To say or imply that the public is too stupid to grasp the high-minded and sophisticated ideals of the advocates of the EU is to express a profound sense of contempt towards ordinary people. Furthermore, this attitude uncritically transfers responsibility for the contemporary malaise of political life on to the supposedly simplistic and uneducated electorate. Those involved in liberal and left-wing politics, by implication, are not at fault for their failure to connect with significant sections of the public; it is the narrow-mindedness of the voters that is to blame. This will not do. When political elites complain about xenophobic populism, they merely distract attention from their own inability to engage with ordinary people in a conversation about Europe.

It was not so long since left-wing and liberal academics characterised Thatcherism as a form of authoritarian populism that had somehow seduced sections of an easily misled working class. They argued that a heady mixture of nationalism, racism and the appeal to self-interest had created a powerful right-wing populist movement that provided Thatcher with grass-roots support. In those days it was fashionable to poke fun at "Essex Man" and "Essex Woman", supposedly the embodiment of the irrational but materialistic and selfish Thatcher supporters who would not respond to the high-minded appeals of left-wing politicians. Today we see similar methods used to account for gains that Ukip and the British National Party have made in working-class constituencies such as Barking. As Margaret Hodge, the local MP, noted recently, the truth is her voters are alienated and feel that the issues which matter to them are ignored. This pattern, in which leftists and liberal political thinkers and activists belittle the mental capacities of ordinary people, is strange in a culture that professes to be anti-elitist.

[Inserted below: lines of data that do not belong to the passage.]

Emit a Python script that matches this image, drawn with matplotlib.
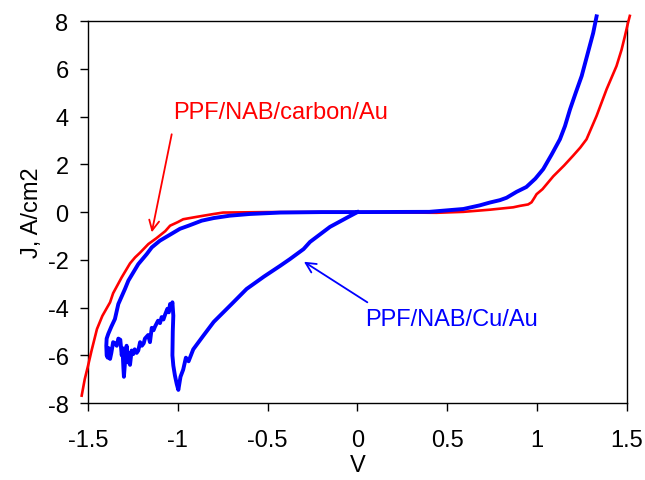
import matplotlib
matplotlib.use("Agg")
import matplotlib.pyplot as plt

plt.rcParams['font.family'] = ['Liberation Sans', 'DejaVu Sans']
plt.rcParams['axes.unicode_minus'] = False

# PPF/NAB/carbon/Au sweep
red_v = [-1.535, -1.518, -1.5, -1.48, -1.45, -1.42, -1.377, -1.36, -1.312, -1.266,
         -1.238, -1.21, -1.164, -1.12, -1.07, -1.043, -1.0, -0.97, -0.895, -0.8,
         -0.748, -0.5, 0.0, 0.44, 0.59, 0.737, 0.867, 0.904, 0.95, 0.969,
         0.985, 0.997, 1.03, 1.09, 1.15, 1.2, 1.24, 1.275, 1.331, 1.387,
         1.442, 1.47, 1.489, 1.505, 1.516]
red_j = [-7.69, -7.0, -6.45, -5.8, -4.9, -4.35, -3.78, -3.4, -2.73, -2.15,
         -1.9, -1.7, -1.34, -1.1, -0.8, -0.57, -0.42, -0.3, -0.2, -0.08,
         -0.02, 0.0, 0.0, -0.03, 0.01, 0.1, 0.2, 0.26, 0.32, 0.41,
         0.6, 0.75, 0.96, 1.5, 1.95, 2.36, 2.7, 3.05, 4.03, 5.15,
         6.12, 6.8, 7.38, 7.9, 8.22]

# PPF/NAB/Cu/Au sweep (lower branch, breakdown, noisy part, upper branch)
blue_v = [0.0, -0.05, -0.153, -0.264, -0.3, -0.376, -0.43, -0.52, -0.617, -0.7,
          -0.8, -0.86, -0.914, -0.94, -0.955, -0.97, -0.985, -0.997, -1.006, -1.016,
          -1.025, -1.03, -1.028, -1.025, -1.03, -1.036, -1.043, -1.05, -1.058, -1.071,
          -1.08, -1.09, -1.099, -1.11, -1.127, -1.135, -1.145, -1.155, -1.165, -1.183,
          -1.19, -1.2, -1.21, -1.22, -1.229, -1.24, -1.248, -1.257, -1.266, -1.27,
          -1.276, -1.285, -1.29, -1.3, -1.303, -1.308, -1.312, -1.32, -1.331, -1.34,
          -1.35, -1.36, -1.37, -1.377, -1.385, -1.39, -1.396, -1.398, -1.396, -1.387,
          -1.37, -1.35, -1.331, -1.294, -1.275, -1.22, -1.173, -1.145, -1.1, -1.053,
          -0.988, -0.94, -0.867, -0.8, -0.71, -0.6, -0.43, -0.2, 0.0, 0.4,
          0.59, 0.68, 0.737, 0.793, 0.83, 0.886, 0.94, 0.99, 1.034, 1.08,
          1.127, 1.155, 1.183, 1.215, 1.248, 1.28, 1.312, 1.331]
blue_j = [0.0, -0.2, -0.62, -1.25, -1.55, -1.97, -2.25, -2.7, -3.22, -3.85,
          -4.6, -5.2, -5.75, -6.25, -6.1, -6.6, -6.9, -7.45, -7.2, -6.85,
          -6.43, -6.0, -5.0, -4.34, -3.78, -3.95, -3.85, -4.2, -4.05, -4.3,
          -4.5, -4.4, -4.65, -4.55, -4.8, -4.95, -4.85, -5.45, -5.15, -5.3,
          -5.5, -5.6, -5.45, -5.8, -5.9, -5.75, -5.95, -5.8, -6.4, -5.9,
          -6.3, -5.6, -5.9, -6.9, -6.5, -5.7, -6.0, -5.35, -5.3, -5.6,
          -5.5, -5.45, -5.9, -6.15, -5.7, -6.1, -6.0, -5.6, -5.3, -5.1,
          -4.8, -4.48, -3.85, -3.22, -2.87, -2.18, -1.76, -1.48, -1.2, -0.99,
          -0.7, -0.57, -0.36, -0.25, -0.15, -0.08, -0.02, 0.0, 0.0, 0.01,
          0.13, 0.28, 0.4, 0.5, 0.6, 0.85, 1.05, 1.4, 1.8, 2.4,
          3.05, 3.6, 4.3, 5.0, 5.7, 6.6, 7.5, 8.2]

xticks = [-1.5, -1, -0.5, 0, 0.5, 1, 1.5]
xticklabels = ['-1.5', '-1', '-0.5', '0', '0.5', '1', '1.5']
yticks = [-8, -6, -4, -2, 0, 2, 4, 6, 8]

fig = plt.figure(figsize=(6.45, 4.81), dpi=100)
ax = fig.add_axes([0.1364, 0.160, 0.8356, 0.794])

ax.plot(red_v, red_j, color='#ff0000', lw=1.9, clip_on=False, zorder=3)
ax.plot(blue_v, blue_j, color='#0000ff', lw=2.8, clip_on=False, zorder=4)

ax.set_xlim(-1.5, 1.5)
ax.set_ylim(-8, 8)
ax.set_xticks(xticks)
ax.set_xticklabels(xticklabels)
ax.set_yticks(yticks)
ax.tick_params(direction='out', length=6, width=1, labelsize=17, colors='black')
ax.tick_params(axis='y', pad=8)
ax.tick_params(axis='x', pad=13)
for s in ax.spines.values():
    s.set_linewidth(1)
    s.set_color('black')

ax.set_xlabel('V', fontsize=17, labelpad=2)
ax.set_ylabel('J, A/cm2', fontsize=17, labelpad=3)

# labels and arrows
ax.text(-1.027, 4.2, 'PPF/NAB/carbon/Au', color='#ff0000', fontsize=17,
        va='center', ha='left')
ax.annotate('', xy=(-1.145, -0.85), xytext=(-1.034, 3.26),
            arrowprops=dict(arrowstyle='->', color='#ff0000', lw=1.3,
                            mutation_scale=18, shrinkA=0, shrinkB=0))
ax.text(0.042, -4.5, 'PPF/NAB/Cu/Au', color='#0000ff', fontsize=17,
        va='center', ha='left')
ax.annotate('', xy=(-0.298, -2.08), xytext=(0.055, -3.78),
            arrowprops=dict(arrowstyle='->', color='#0000ff', lw=1.3,
                            mutation_scale=18, shrinkA=0, shrinkB=0))

fig.savefig('out.png', dpi=100)
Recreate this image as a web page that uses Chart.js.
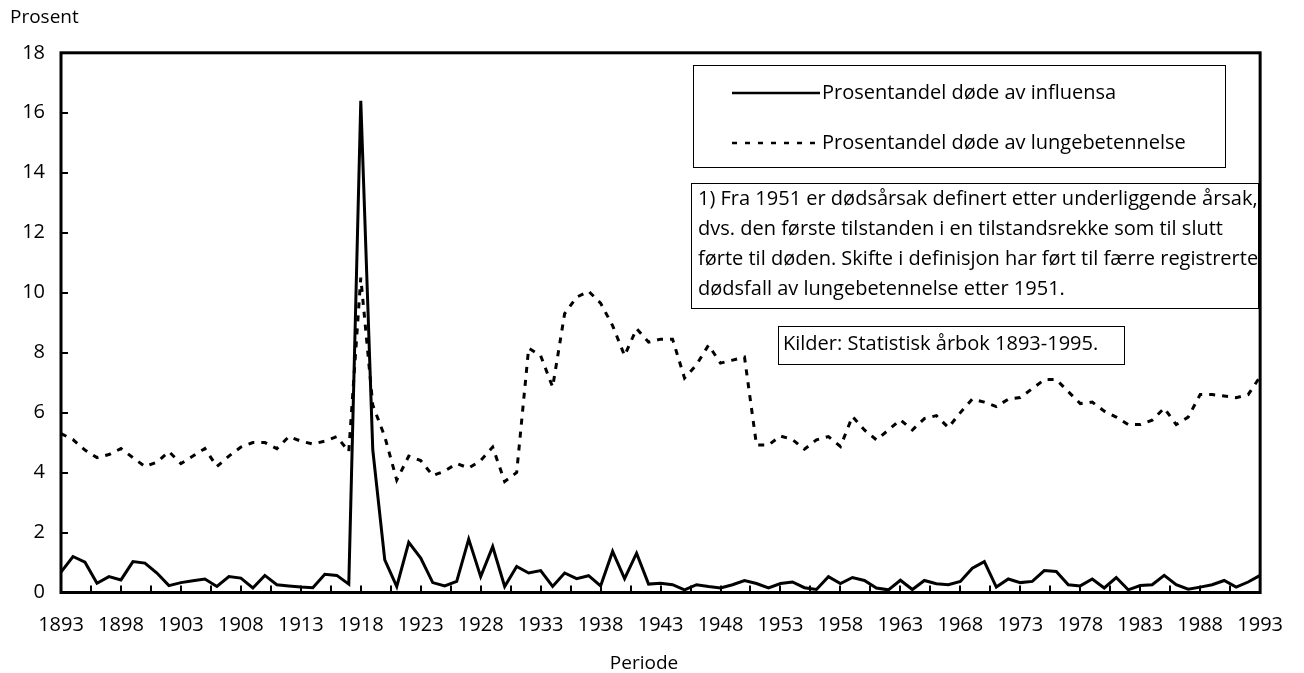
<!DOCTYPE html>
<html lang="no">
<head>
<meta charset="utf-8">
<title>Influensa og lungebetennelse 1893–1993</title>
<script src="https://cdn.jsdelivr.net/npm/chart.js@4.4.1/dist/chart.umd.min.js"></script>
<style>
  html, body { margin: 0; padding: 0; background: #fff; }
  #wrap { width: 1304px; height: 673px; }
</style>
</head>
<body>
<div id="wrap"><canvas id="chart" width="1304" height="673"></canvas></div>
<script>
// Years on the category axis
const years = [
  1893, 1894, 1895, 1896, 1897, 1898, 1899, 1900, 1901, 1902,
  1903, 1904, 1905, 1906, 1907, 1908, 1909, 1910, 1911, 1912,
  1913, 1914, 1915, 1916, 1917, 1918, 1919, 1920, 1921, 1922,
  1923, 1924, 1925, 1926, 1927, 1928, 1929, 1930, 1931, 1932,
  1933, 1934, 1935, 1936, 1937, 1938, 1939, 1940, 1941, 1942,
  1943, 1944, 1945, 1946, 1947, 1948, 1949, 1950, 1951, 1952,
  1953, 1954, 1955, 1956, 1957, 1958, 1959, 1960, 1961, 1962,
  1963, 1964, 1965, 1966, 1967, 1968, 1969, 1970, 1971, 1972,
  1973, 1974, 1975, 1976, 1977, 1978, 1979, 1980, 1981, 1982,
  1983, 1984, 1985, 1986, 1987, 1988, 1989, 1990, 1991, 1992,
  1993
];

// Share of all deaths caused by influenza (per cent)
const influenza = [
  0.68, 1.20, 1.01, 0.31, 0.53, 0.42, 1.03, 0.98, 0.65, 0.23,
  0.33, 0.39, 0.45, 0.20, 0.53, 0.48, 0.15, 0.57, 0.26, 0.22,
  0.18, 0.16, 0.61, 0.57, 0.28, 16.4, 4.76, 1.09, 0.20, 1.67,
  1.15, 0.33, 0.22, 0.37, 1.78, 0.53, 1.53, 0.20, 0.87, 0.65,
  0.73, 0.20, 0.65, 0.46, 0.56, 0.22, 1.37, 0.46, 1.31, 0.28,
  0.31, 0.26, 0.09, 0.26, 0.20, 0.15, 0.26, 0.40, 0.30, 0.15,
  0.30, 0.35, 0.16, 0.10, 0.53, 0.30, 0.50, 0.40, 0.15, 0.09,
  0.41, 0.10, 0.40, 0.29, 0.26, 0.37, 0.81, 1.03, 0.18, 0.45,
  0.33, 0.37, 0.73, 0.70, 0.26, 0.22, 0.45, 0.15, 0.50, 0.09,
  0.23, 0.26, 0.57, 0.26, 0.11, 0.18, 0.26, 0.40, 0.18, 0.35,
  0.57
];

// Share of all deaths caused by pneumonia (per cent)
const pneumonia = [
  5.30, 5.10, 4.75, 4.50, 4.60, 4.80, 4.50, 4.20, 4.35, 4.70,
  4.30, 4.55, 4.80, 4.20, 4.55, 4.85, 5.00, 5.00, 4.80, 5.20,
  5.05, 4.95, 5.05, 5.20, 4.70, 10.5, 6.25, 5.20, 3.75, 4.55,
  4.40, 3.90, 4.05, 4.30, 4.15, 4.40, 4.85, 3.70, 4.00, 8.15,
  7.90, 6.85, 9.30, 9.85, 10.05, 9.65, 8.90, 7.90, 8.80, 8.35,
  8.45, 8.45, 7.15, 7.60, 8.25, 7.65, 7.75, 7.85, 4.92, 4.92,
  5.22, 5.10, 4.78, 5.09, 5.20, 4.87, 5.87, 5.42, 5.09, 5.42,
  5.76, 5.42, 5.80, 5.90, 5.50, 6.00, 6.45, 6.35, 6.20, 6.45,
  6.50, 6.80, 7.10, 7.10, 6.70, 6.30, 6.35, 6.05, 5.85, 5.60,
  5.60, 5.75, 6.15, 5.60, 5.85, 6.60, 6.60, 6.55, 6.50, 6.60,
  7.20
];

// Years that carry a label on the time axis
const labelledYears = [
  1893, 1898, 1903, 1908, 1913, 1918, 1923, 1928, 1933, 1938, 1943,
  1948, 1953, 1958, 1963, 1968, 1973, 1978, 1983, 1988, 1993
];
// Value axis ticks
const percentTicks = [0, 2, 4, 6, 8, 10, 12, 14, 16, 18];
// Spacing of the small inward tick marks on the time axis, in years
const minorTickStep = 2.5;

const seriesNames = [
  'Prosentandel døde av influensa',
  'Prosentandel døde av lungebetennelse'
];
const noteLines = [
  '1) Fra 1951 er dødsårsak definert etter underliggende årsak,',
  'dvs. den første tilstanden i en tilstandsrekke som til slutt',
  'førte til døden. Skifte i definisjon har ført til færre registrerte',
  'dødsfall av lungebetennelse etter 1951.'
];
const sourceNote = 'Kilder: Statistisk årbok 1893-1995.';
const valueAxisTitle = 'Prosent';
const timeAxisTitle = 'Periode';

const FONT = '"Open Sans", "Noto Sans", "DejaVu Sans", sans-serif';

// Thick frame round the plot area plus short tick marks pointing inwards
const frameAndTicks = {
  id: 'frameAndTicks',
  afterDatasetsDraw(chart) {
    const { ctx, chartArea: a, scales: { x, y } } = chart;
    ctx.save();
    ctx.strokeStyle = '#000';
    ctx.lineWidth = 2;
    ctx.beginPath();
    y.ticks.forEach(t => {
      const py = Math.round(y.getPixelForValue(t.value));
      ctx.moveTo(a.left, py);
      ctx.lineTo(a.left + 7, py);
    });
    for (let i = 0; i <= years.length - 1 + 1e-6; i += minorTickStep) {
      const px = Math.round(x.getPixelForValue(i));
      ctx.moveTo(px, a.bottom);
      ctx.lineTo(px, a.bottom - 7);
    }
    ctx.stroke();
    ctx.lineWidth = 3;
    ctx.strokeRect(a.left, a.top, a.right - a.left, a.bottom - a.top);
    ctx.restore();
  }
};

// Legend box, definition note and source box inside the plot
const panels = {
  id: 'panels',
  afterDraw(chart) {
    const ctx = chart.ctx;
    ctx.save();
    ctx.font = '20px ' + FONT;
    ctx.fillStyle = '#000';

    function box(x, y, w, h) {
      ctx.save();
      ctx.fillStyle = '#fff';
      ctx.fillRect(x, y, w, h);
      ctx.strokeStyle = '#000';
      ctx.lineWidth = 1;
      ctx.strokeRect(x + 0.5, y + 0.5, w, h);
      ctx.restore();
    }

    // legend
    box(693, 65, 532, 102);
    chart.data.datasets.forEach((ds, i) => {
      const yy = 93 + i * 50;
      ctx.save();
      ctx.strokeStyle = ds.borderColor;
      ctx.lineWidth = 2.5;
      ctx.setLineDash(i === 0 ? [] : [5, 8]);
      ctx.beginPath();
      ctx.moveTo(732, yy);
      ctx.lineTo(820, yy);
      ctx.stroke();
      ctx.restore();
      ctx.textBaseline = 'middle';
      ctx.textAlign = 'left';
      ctx.fillText(ds.label, 822, yy);
    });

    // definition note
    box(691, 183, 567, 125);
    ctx.textBaseline = 'alphabetic';
    noteLines.forEach((line, i) => ctx.fillText(line, 698, 205 + i * 30));

    // sources
    box(778, 326, 346, 38);
    ctx.fillText(sourceNote, 783, 350);
    ctx.restore();
  }
};

function draw() {
  new Chart(document.getElementById('chart'), {
    type: 'line',
    data: {
      labels: years,
      datasets: [
        {
          label: seriesNames[0],
          data: influenza,
          borderColor: '#000',
          borderWidth: 3,
          pointRadius: 0,
          tension: 0,
          fill: false
        },
        {
          label: seriesNames[1],
          data: pneumonia,
          borderColor: '#000',
          borderWidth: 3,
          borderDash: [6, 7],
          pointRadius: 0,
          tension: 0,
          fill: false
        }
      ]
    },
    options: {
      responsive: false,
      animation: false,
      events: [],
      layout: { padding: { left: 10, right: 26, top: 0, bottom: 0 } },
      scales: {
        x: {
          type: 'category',
          offset: false,
          grid: { display: false, drawTicks: false },
          border: { display: false },
          ticks: {
            autoSkip: false,
            maxRotation: 0,
            minRotation: 0,
            padding: 21,
            color: '#000',
            font: { family: FONT, size: 20, lineHeight: 1.2 },
            callback: (value, index) =>
              labelledYears.includes(years[index]) ? String(years[index]) : ''
          },
          afterFit: s => { s.height = 45.5; }
        },
        y: {
          min: 0,
          max: 18,
          grid: { display: false, drawTicks: false },
          border: { display: false },
          afterBuildTicks: s => { s.ticks = percentTicks.map(v => ({ value: v })); },
          ticks: {
            padding: 16,
            color: '#000',
            font: { family: FONT, size: 20 }
          },
          afterFit: s => { s.width = 51; }
        }
      },
      plugins: {
        legend: { display: false },
        tooltip: { enabled: false },
        title: {
          display: true,
          text: valueAxisTitle,
          align: 'start',
          color: '#000',
          font: { family: FONT, size: 19, weight: 'normal', lineHeight: 1.2 },
          padding: { top: 6, bottom: 24 }
        },
        subtitle: {
          display: true,
          text: timeAxisTitle,
          position: 'bottom',
          color: '#000',
          font: { family: FONT, size: 19, weight: 'normal', lineHeight: 1 },
          padding: { top: 16, bottom: 0 }
        }
      }
    },
    plugins: [frameAndTicks, panels]
  });
}

if (document.fonts && document.fonts.load) {
  document.fonts.load('20px "Open Sans"').then(draw, draw);
} else {
  draw();
}
</script>
</body>
</html>
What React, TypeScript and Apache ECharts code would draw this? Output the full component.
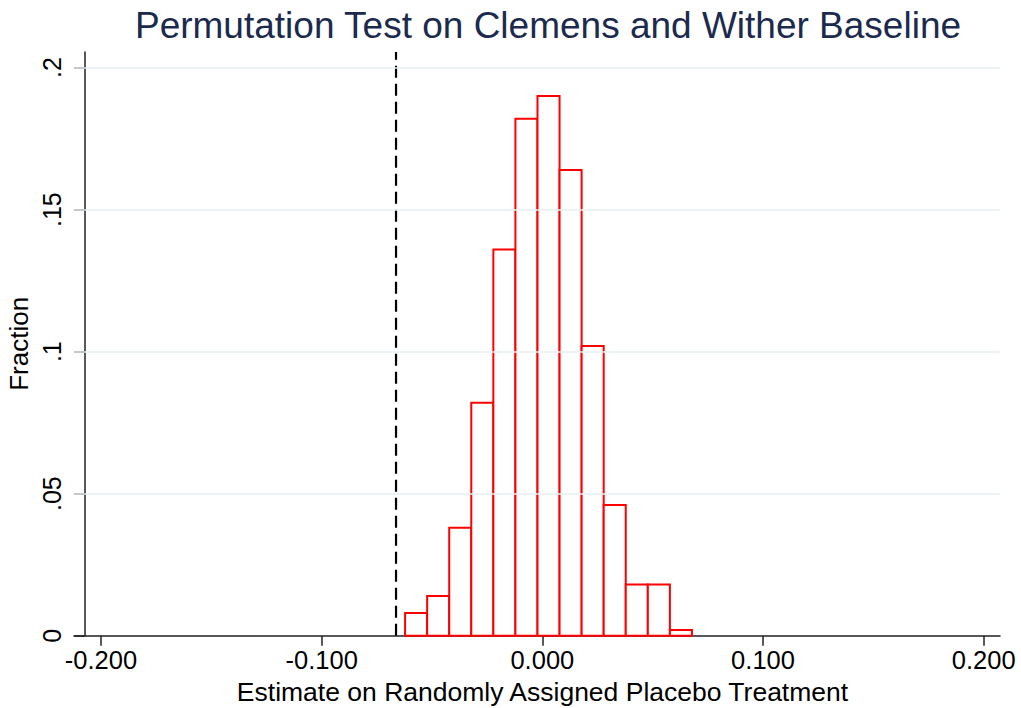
import React, { useEffect, useRef } from "react";
import * as echarts from "echarts";

// Histogram bins (lower edges) and fractions
const binStarts = [-0.0622, -0.0522, -0.0422, -0.0322, -0.0222, -0.0122, -0.0022, 0.0078, 0.0178, 0.0278, 0.0378, 0.0478, 0.0578];
const fractions = [0.008, 0.014, 0.038, 0.082, 0.136, 0.182, 0.19, 0.164, 0.102, 0.046, 0.018, 0.018, 0.002];
const binWidth = 0.01;
const actualEstimate = -0.0663;

const xTicks = [-0.2, -0.1, 0, 0.1, 0.2];
const xTickLabels = ["-0.200", "-0.100", "0.000", "0.100", "0.200"];
const yTicks = [0, 0.05, 0.1, 0.15, 0.2];
const yTickLabels = ["0", ".05", ".1", ".15", ".2"];
const yMax = 0.2055;

const titleText = "Permutation Test on Clemens and Wither Baseline";
const xName = "Estimate on Randomly Assigned Placebo Treatment";
const yName = "Fraction";

const FONT = "'Liberation Sans', Arial, sans-serif";

export default function App() {
  const ref = useRef<HTMLDivElement>(null);
  useEffect(() => {
    if (!ref.current) return;
    const chart = echarts.init(ref.current, undefined, { renderer: "svg" });
    const data = binStarts.map((s, i) => [s, fractions[i]]);
    const option: any = {
      animation: false,
      backgroundColor: "#ffffff",
      title: {
        text: titleText,
        left: 543,
        top: 2,
        textAlign: "center",
        textStyle: { fontFamily: FONT, fontSize: 37, fontWeight: "normal", color: "#1c2a4e" },
      },
      grid: { left: 74, right: 21, top: 52, bottom: 72.3, containLabel: false, outerBoundsMode: "none" },
      xAxis: {
        type: "value",
        min: -0.21223,
        max: 0.20739,
        name: xName,
        nameLocation: "middle",
        nameGap: 43,
        nameTextStyle: { fontFamily: FONT, fontSize: 26.5, color: "#000", padding: [0, 0, 0, 11] },
        axisLine: { show: true, onZero: false, lineStyle: { color: "#222", width: 1.5 } },
        axisTick: { show: true, length: 10, customValues: xTicks, lineStyle: { color: "#222", width: 1.5 } },
        axisLabel: {
          customValues: xTicks,
          margin: 11,
          fontFamily: FONT,
          fontSize: 25.5,
          color: "#000",
          formatter: (v: number) => {
            const i = xTicks.findIndex((t) => Math.abs(t - v) < 1e-9);
            return i >= 0 ? xTickLabels[i] : "";
          },
        },
        splitLine: { show: false },
      },
      yAxis: {
        type: "value",
        min: 0,
        max: yMax,
        offset: -10.7,
        name: yName,
        nameLocation: "middle",
        nameGap: 49,
        nameTextStyle: { fontFamily: FONT, fontSize: 26, color: "#000" },
        axisLine: { show: true, onZero: false, lineStyle: { color: "#222", width: 1.5 } },
        axisTick: { show: true, length: 10.7, customValues: yTicks, lineStyle: { color: "#222", width: 1.5 } },
        axisLabel: {
          customValues: yTicks,
          rotate: 90,
          margin: 20,
          fontFamily: FONT,
          fontSize: 25,
          color: "#000",
          formatter: (v: number) => {
            const i = yTicks.findIndex((t) => Math.abs(t - v) < 1e-9);
            return i >= 0 ? yTickLabels[i] : "";
          },
        },
        splitLine: { show: false },
      },
      series: [
        {
          type: "custom",
          data,
          renderItem: (params: any, api: any) => {
            const x0 = api.value(0);
            const h = api.value(1);
            const p0 = api.coord([x0, 0]);
            const p1 = api.coord([x0 + binWidth, h]);
            return {
              type: "rect",
              shape: { x: p0[0], y: p1[1], width: p1[0] - p0[0], height: p0[1] - p1[1] },
              style: { fill: "#ffffff", stroke: "#ff0000", lineWidth: 2 },
            };
          },
          markLine: {
            silent: true,
            symbol: "none",
            label: { show: false },
            data: yTicks.filter((t) => t > 0).map((t) => ({
              yAxis: t,
              lineStyle: { color: "#e6eff1", width: 1.5, type: "solid" },
            })),
          },
          z: 3,
        },
        {
          type: "line",
          data: [[actualEstimate, 0], [actualEstimate, yMax]],
          showSymbol: false,
          symbol: "none",
          silent: true,
          lineStyle: { color: "#000", width: 2.2, type: [12, 6] },
          z: 4,
        },
      ],
    };
    chart.setOption(option);
    return () => chart.dispose();
  }, []);
  return <div ref={ref} style={{ position: "fixed", left: 0, top: 0, width: 1021, height: 708 }} />;
}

Stereotyping of this kind would meet with condemnation if it was directed at minorities. That may be why the contempt is often transmitted in euphemisms, nods and winks. In the Sixties, critics of populism pointed the finger at "hard hats" and "materialist" working people. Today in the US, the same attitudes find expression in terms such as "Nascar dads", "Valley girls", "Joe Six-pack" and the venerable "redneck". In Britain we have "chavs", "white van men", "Worcester Women" and "tabloid readers". The message is clear: these are people who cannot be mobilised for progressive causes, so the best course is to isolate them and minimise their influence.

All of this betrays a feeble attachment to democratic politics, not on the part of white van man but of his detractors. The supporters of populism are part of society and they need to be taken no less seriously than those whose views appear more enlightened. Remember that populist movements may be expressing a great variety of feelings. Disenchantment with the political system and the elites can lead people to adopt a narrow-minded, resentful, them-and-us attitude. But equally, populist movements can reflect an aspiration for social solidarity and even an egalitarian impulse. Historically, many populist movements - the Chartists, for example - were associated with the left.

Rather than demonising people whose views they do not like, liberals and the left need to show a genuine commitment to democratic engagement. That so many people adopted such strong views against the EU constitutional treaty is no bad thing. It is certainly preferable to the scourge of voter apathy and political disengagement. And it provides an opportunity for dialogue and democratic renewal. Unfortunately, it appears that the political class that wrings its hands over falling voter turnout would rather people were apathetic than that they voted against the EU constitution. That sort of response will not make populism go away.